FanGraphs Crowd: The Top 82 Free Agents
Free agency begins five days after the end of the World Series. As in other recent offseasons, FanGraphs once again facilitated this offseason a contract-crowdsourcing project, the idea being to harness the wisdom of the crowds to the end of better understanding the 2015-16 free-agent market.
Below are the results of same. For each player, respondents provided estimates of the years and dollars he’s likely to receive. Also, in such cases as a player is a candidate to receive a qualifying offer from his club, readers predicted whether he would or not — and whether, having received a qualifying offer, that player would accept it. Answers to other questions — regarding options, for example — also appear below.
What the reader will note regarding this particular list relative to previous iterations of same is its considerable length. This same exercise last year contained 55 names; the year before that, 47. Below, one finds 82 of them.
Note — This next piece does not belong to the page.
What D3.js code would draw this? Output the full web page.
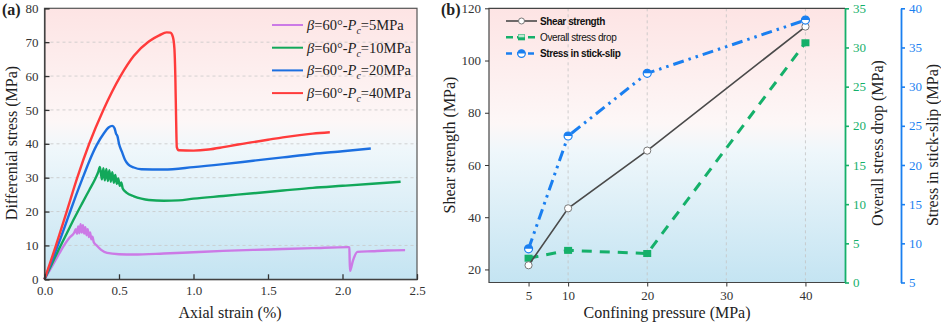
<!DOCTYPE html>
<html lang="en">
<head>
<meta charset="UTF-8">
<title>Stress curves and stick-slip</title>
<script src="https://d3js.org/d3.v7.min.js"></script>
<style>
  body { margin: 0; background: #fff; }
  svg text { font-family: "Liberation Serif", "Times New Roman", serif; }
  .leg2 text { font-family: "Liberation Sans", Arial, sans-serif; font-size: 10px; letter-spacing: -0.4px; }
</style>
</head>
<body>
<script>
// ---- panel (a) data: [axial strain %, differential stress MPa]
const curve5 = [[0,0],[0.05,3.8],[0.1,7.7],[0.14,10.6],[0.17,12.4],[0.2,13.8],[0.21,14.8],[0.218,13.4],[0.226,15.6],[0.234,13.6],[0.242,16.3],[0.25,13.8],[0.258,16],[0.266,13.5],[0.274,15.4],[0.282,13],[0.29,14.8],[0.298,12.5],[0.306,13.8],[0.314,11.8],[0.322,12.6],[0.33,11],[0.35,10],[0.38,8.7],[0.42,7.8],[0.5,7.4],[0.6,7.3],[0.8,7.6],[1.0,8],[1.2,8.4],[1.5,8.8],[1.8,9.2],[2.04,9.5],[2.046,9.4],[2.05,2.4],[2.07,5.5],[2.1,8.1],[2.2,8.3],[2.3,8.5],[2.42,8.6]];
const curve10 = [[0,0],[0.05,4.6],[0.1,9.2],[0.15,13.6],[0.2,18],[0.25,22.2],[0.3,26.3],[0.34,29.6],[0.36,31.6],[0.372,33.2],[0.385,29.5],[0.395,32.8],[0.405,29.2],[0.415,32.6],[0.425,29],[0.435,32.2],[0.445,28.8],[0.455,31.6],[0.465,28.5],[0.475,30.8],[0.485,28.2],[0.495,29.8],[0.505,27.6],[0.515,28.6],[0.525,26.8],[0.55,25.6],[0.6,24.5],[0.65,23.8],[0.7,23.4],[0.8,23.2],[0.9,23.3],[1.0,23.8],[1.2,24.6],[1.4,25.4],[1.6,26.2],[1.8,27],[2.0,27.6],[2.2,28.2],[2.39,28.8]];
const curve20 = [[0,0],[0.05,5.6],[0.1,11.2],[0.16,18.5],[0.2,23.4],[0.25,29.2],[0.3,34.8],[0.35,39.6],[0.4,43.2],[0.43,44.8],[0.455,45.3],[0.47,44.6],[0.48,43],[0.49,42.2],[0.5,40],[0.52,37.6],[0.54,35.3],[0.56,34],[0.6,33],[0.65,32.5],[0.8,32.4],[1.0,33.1],[1.2,34],[1.4,35],[1.6,36],[1.8,37],[2.0,37.8],[2.19,38.6]];
const curve40 = [[0,0],[0.077,10],[0.149,20],[0.22,30],[0.3,40],[0.395,50],[0.51,60],[0.6,66],[0.7,70.2],[0.77,72],[0.82,72.9],[0.845,72.8],[0.862,71.5],[0.872,68],[0.878,60],[0.883,48],[0.888,39],[0.9,38.1],[1.0,38],[1.1,38.3],[1.2,39],[1.3,39.8],[1.4,40.5],[1.5,41.2],[1.6,41.9],[1.7,42.5],[1.8,43],[1.915,43.4]];
const seriesA = [
  {pc: "5MPa", color: "#cc7ae6", data: curve5},
  {pc: "10MPa", color: "#12a85a", data: curve10},
  {pc: "20MPa", color: "#1c6fe0", data: curve20},
  {pc: "40MPa", color: "#ff3b3b", data: curve40}
];
const ticksA_x = [0, 0.5, 1.0, 1.5, 2.0, 2.5];
const ticksA_y = [0, 10, 20, 30, 40, 50, 60, 70, 80];

// ---- panel (b) data
const pressure = [5, 10, 20, 40];
const shearStrength = [21.6, 43.4, 65.5, 113];
const overallDrop = [3.1, 4.1, 3.7, 30.6];
const stickSlip = [9.3, 23.7, 31.7, 38.5];
const ticksB_x = [5, 10, 20, 30, 40];

const serif = '"Liberation Serif", "Times New Roman", serif';
const svg = d3.select("body").append("svg").attr("width", 941).attr("height", 324);
const defs = svg.append("defs");
const grad = defs.append("linearGradient").attr("id", "bg").attr("x1", 0).attr("y1", 0).attr("x2", 0).attr("y2", 1);
[[0, "#fde4e4"], [0.42, "#fdf7f7"], [0.52, "#eff7fb"], [1, "#c4e4f2"]].forEach(s =>
  grad.append("stop").attr("offset", s[0]).attr("stop-color", s[1]));

function styleTicks(g, color) {
  g.attr("font-family", serif).attr("font-size", 13);
  g.selectAll(".tick text").style("font-family", serif).attr("fill", color || "#333");
}

// ================= panel (a) =================
const xA = d3.scaleLinear().domain([0, 2.5]).range([44.5, 417]);
const yA = d3.scaleLinear().domain([0, 80]).range([279.3, 8.3]);

svg.append("rect").attr("x", xA(0)).attr("y", yA(80))
  .attr("width", xA(2.5) - xA(0)).attr("height", yA(0) - yA(80)).attr("fill", "url(#bg)");

// horizontal dashed grid
svg.append("g").selectAll("line").data(ticksA_y.slice(1, -1)).join("line")
  .attr("x1", xA(0)).attr("x2", xA(2.5)).attr("y1", d => yA(d)).attr("y2", d => yA(d))
  .attr("stroke", "#c8c8c8").attr("stroke-width", 0.8).attr("stroke-dasharray", "3,3");

const lineA = d3.line().x(d => xA(d[0])).y(d => yA(d[1])).curve(d3.curveMonotoneX);
svg.append("g").selectAll("path").data(seriesA).join("path")
  .attr("d", d => lineA(d.data)).attr("fill", "none")
  .attr("stroke", d => d.color).attr("stroke-width", 2.4).attr("stroke-linejoin", "round");

// frame
svg.append("rect").attr("x", xA(0)).attr("y", yA(80))
  .attr("width", xA(2.5) - xA(0)).attr("height", yA(0) - yA(80))
  .attr("fill", "none").attr("stroke", "#555").attr("stroke-width", 1.2);

svg.append("g").attr("transform", `translate(0,${yA(0)})`)
  .call(d3.axisBottom(xA).tickValues(ticksA_x).tickFormat(d3.format(".1f")).tickSize(-5).tickPadding(6))
  .call(g => g.select(".domain").attr("stroke", "#333"))
  .call(g => g.selectAll(".tick line").attr("stroke", "#333").attr("stroke-width", 1.3))
  .call(g => styleTicks(g));
svg.append("g").attr("transform", `translate(${xA(0)},0)`)
  .call(d3.axisLeft(yA).tickValues(ticksA_y).tickSize(-5).tickPadding(6))
  .call(g => g.select(".domain").attr("stroke", "#333"))
  .call(g => g.selectAll(".tick line").attr("stroke", "#333").attr("stroke-width", 1.3))
  .call(g => styleTicks(g));

svg.append("text").attr("x", 230).attr("y", 318).attr("text-anchor", "middle")
  .attr("font-size", 16).attr("fill", "#222").text("Axial strain (%)");
svg.append("text").attr("transform", "translate(17,143) rotate(-90)").attr("text-anchor", "middle")
  .attr("font-size", 16).attr("fill", "#222").text("Differenial stress (MPa)");
svg.append("text").attr("x", 2).attr("y", 15).attr("font-size", 16).attr("font-weight", "bold")
  .attr("fill", "#222").text("(a)");

// legend (a)
const legA = svg.append("g");
seriesA.forEach((s, i) => {
  const y = 25 + i * 22.7;
  legA.append("line").attr("x1", 272).attr("x2", 303).attr("y1", y).attr("y2", y)
    .attr("stroke", s.color).attr("stroke-width", 2);
  const t = legA.append("text").attr("x", 307).attr("y", y + 5).attr("font-size", 14.5).attr("fill", "#222");
  t.append("tspan").attr("font-style", "italic").text("β");
  t.append("tspan").text("=60°-");
  t.append("tspan").attr("font-style", "italic").text("P");
  t.append("tspan").attr("font-style", "italic").attr("font-size", 10).attr("dy", 4).text("c");
  t.append("tspan").attr("dy", -4).text("=" + s.pc);
});

// ================= panel (b) =================
const xB = d3.scaleLinear().domain([0, 45]).range([489, 845]);
const yL = d3.scaleLinear().domain([15, 120]).range([282.5, 8.3]);
const yG = d3.scaleLinear().domain([0, 35]).range([282.5, 8.3]);
const yS = d3.scaleLinear().domain([5, 40]).range([282.5, 8.3]);
const cGreen = "#15b06a", cBlue = "#1a7ff0", cGray = "#4a4a4a";

svg.append("rect").attr("x", xB(0)).attr("y", yL(120))
  .attr("width", xB(45) - xB(0)).attr("height", yL(15) - yL(120)).attr("fill", "url(#bg)");

svg.append("g").selectAll("line").data([10, 20, 30, 40]).join("line")
  .attr("x1", d => xB(d)).attr("x2", d => xB(d)).attr("y1", yL(120)).attr("y2", yL(15))
  .attr("stroke", "#c4c4c4").attr("stroke-width", 0.8).attr("stroke-dasharray", "3,3");

// overall stress drop (green dashed)
const ptsG = pressure.map((p, i) => [p, overallDrop[i]]);
svg.append("path").attr("d", d3.line().x(d => xB(d[0])).y(d => yG(d[1]))(ptsG))
  .attr("fill", "none").attr("stroke", cGreen).attr("stroke-width", 3).attr("stroke-dasharray", "10,8");
svg.append("g").selectAll("rect").data(ptsG).join("rect")
  .attr("x", d => xB(d[0]) - 4).attr("y", d => yG(d[1]) - 3.5).attr("width", 8).attr("height", 7)
  .attr("fill", cGreen);

// shear strength (gray solid)
const ptsS = pressure.map((p, i) => [p, shearStrength[i]]);
svg.append("path").attr("d", d3.line().x(d => xB(d[0])).y(d => yL(d[1]))(ptsS))
  .attr("fill", "none").attr("stroke", cGray).attr("stroke-width", 1.6);
svg.append("g").selectAll("circle").data(ptsS).join("circle")
  .attr("cx", d => xB(d[0])).attr("cy", d => yL(d[1])).attr("r", 3.6)
  .attr("fill", "#fff").attr("stroke", "#777").attr("stroke-width", 1);

// stress in stick-slip (blue dash-dot-dot)
const ptsB = pressure.map((p, i) => [p, stickSlip[i]]);
svg.append("path").attr("d", d3.line().x(d => xB(d[0])).y(d => yS(d[1]))(ptsB))
  .attr("fill", "none").attr("stroke", cBlue).attr("stroke-width", 3)
  .attr("stroke-dasharray", "11,5,2.5,5,2.5,5");
function halfMarker(g, x, y, r) {
  g.append("circle").attr("cx", x).attr("cy", y).attr("r", r)
    .attr("fill", "#fff").attr("stroke", cBlue).attr("stroke-width", 1.2);
  g.append("path").attr("d", `M${x - r},${y} A${r},${r} 0 0 1 ${x + r},${y} Z`).attr("fill", cBlue);
}
const mB = svg.append("g");
ptsB.forEach(d => halfMarker(mB, xB(d[0]), yS(d[1]), 4));

// frame (left, top, bottom)
svg.append("path").attr("d", `M${xB(45)},${yL(120)} H${xB(0)} V${yL(15)} H${xB(45)}`)
  .attr("fill", "none").attr("stroke", "#444").attr("stroke-width", 1.2);

svg.append("g").attr("transform", `translate(0,${yL(15)})`)
  .call(d3.axisBottom(xB).tickValues(ticksB_x).tickSize(4).tickPadding(4))
  .call(g => g.select(".domain").remove())
  .call(g => g.selectAll(".tick line").attr("stroke", "#333"))
  .call(g => styleTicks(g));
svg.append("g").attr("transform", `translate(${xB(0)},0)`)
  .call(d3.axisLeft(yL).tickValues([20, 40, 60, 80, 100, 120]).tickSize(4).tickPadding(4))
  .call(g => g.select(".domain").remove())
  .call(g => g.selectAll(".tick line").attr("stroke", "#333"))
  .call(g => styleTicks(g));

svg.append("g").attr("transform", `translate(${xB(45)},0)`)
  .call(d3.axisRight(yG).tickValues([0, 5, 10, 15, 20, 25, 30, 35]).tickSize(4).tickSizeOuter(0).tickPadding(4))
  .call(g => g.select(".domain").attr("stroke", cGreen).attr("stroke-width", 1.8))
  .call(g => g.selectAll(".tick line").attr("stroke", cGreen).attr("stroke-width", 1.6))
  .call(g => styleTicks(g, cGreen));
svg.append("g").attr("transform", "translate(901,0)")
  .call(d3.axisRight(yS).tickValues([5, 10, 15, 20, 25, 30, 35, 40]).tickSize(4).tickSizeOuter(0).tickPadding(4))
  .call(g => g.select(".domain").attr("stroke", cBlue).attr("stroke-width", 1.8))
  .call(g => g.selectAll(".tick line").attr("stroke", cBlue).attr("stroke-width", 1.6))
  .call(g => styleTicks(g, cBlue));

svg.append("text").attr("x", 667).attr("y", 318).attr("text-anchor", "middle")
  .attr("font-size", 16).attr("fill", "#222").text("Confining pressure (MPa)");
svg.append("text").attr("transform", "translate(455,145) rotate(-90)").attr("text-anchor", "middle")
  .attr("font-size", 16).attr("fill", "#222").text("Shear strength (MPa)");
svg.append("text").attr("transform", "translate(883,143) rotate(-90)").attr("text-anchor", "middle")
  .attr("font-size", 16).attr("fill", "#222").text("Overall stress drop (MPa)");
svg.append("text").attr("transform", "translate(938,145) rotate(-90)").attr("text-anchor", "middle")
  .attr("font-size", 16).attr("fill", "#222").text("Stress in stick-slip (MPa)");
svg.append("text").attr("x", 441).attr("y", 15).attr("font-size", 16).attr("font-weight", "bold")
  .attr("fill", "#222").text("(b)");

// legend (b)
const legB = svg.append("g").attr("class", "leg2");
const legItems = [
  {label: "Shear strength", bold: true},
  {label: "Overall stress drop", bold: false},
  {label: "Stress in stick-slip", bold: true}
];
legItems.forEach((it, i) => {
  const y = 21 + i * 16.3;
  if (i === 0) {
    legB.append("line").attr("x1", 506).attr("x2", 537).attr("y1", y).attr("y2", y).attr("stroke", cGray).attr("stroke-width", 1.6);
    legB.append("circle").attr("cx", 521.5).attr("cy", y).attr("r", 3).attr("fill", "#fff").attr("stroke", "#777");
  } else if (i === 1) {
    legB.append("line").attr("x1", 506).attr("x2", 537).attr("y1", y).attr("y2", y).attr("stroke", cGreen)
      .attr("stroke-width", 2.5).attr("stroke-dasharray", "7,4");
    legB.append("rect").attr("x", 518).attr("y", y - 3).attr("width", 7).attr("height", 6).attr("fill", cGreen);
    legB.append("rect").attr("x", 518.5).attr("y", y - 2.5).attr("width", 6).attr("height", 2.5).attr("fill", "#bfe9d2");
  } else {
    legB.append("line").attr("x1", 506).attr("x2", 537).attr("y1", y).attr("y2", y).attr("stroke", cBlue)
      .attr("stroke-width", 2.5).attr("stroke-dasharray", "6,5");
    halfMarker(legB, 521.5, y, 3.8);
  }
  legB.append("text").attr("x", 540).attr("y", y + 3.5).attr("fill", "#111")
    .attr("font-weight", it.bold ? "bold" : "normal").text(it.label);
});
</script>
</body>
</html>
The greater size is not the product of a concerted effort to provide greater coverage, but rather of mere necessity: the quantity of useful free agents (or potential free agents, at least) appears itself simply to be greater than in recent years.
Note that players with options certain to be exercised were omitted from balloting. Note also that, despite having received ballots, both Jaime Garcia and Torii Hunter have been omitted from the list below, owing to their near futures having been already determined — by the exercise of an option in the former case, retirement in the latter. Note finally that the crowd has demonstrated a distinct tendency to underestimate the overall contract values of free agents — especially among those players expected to receive the greatest compensation.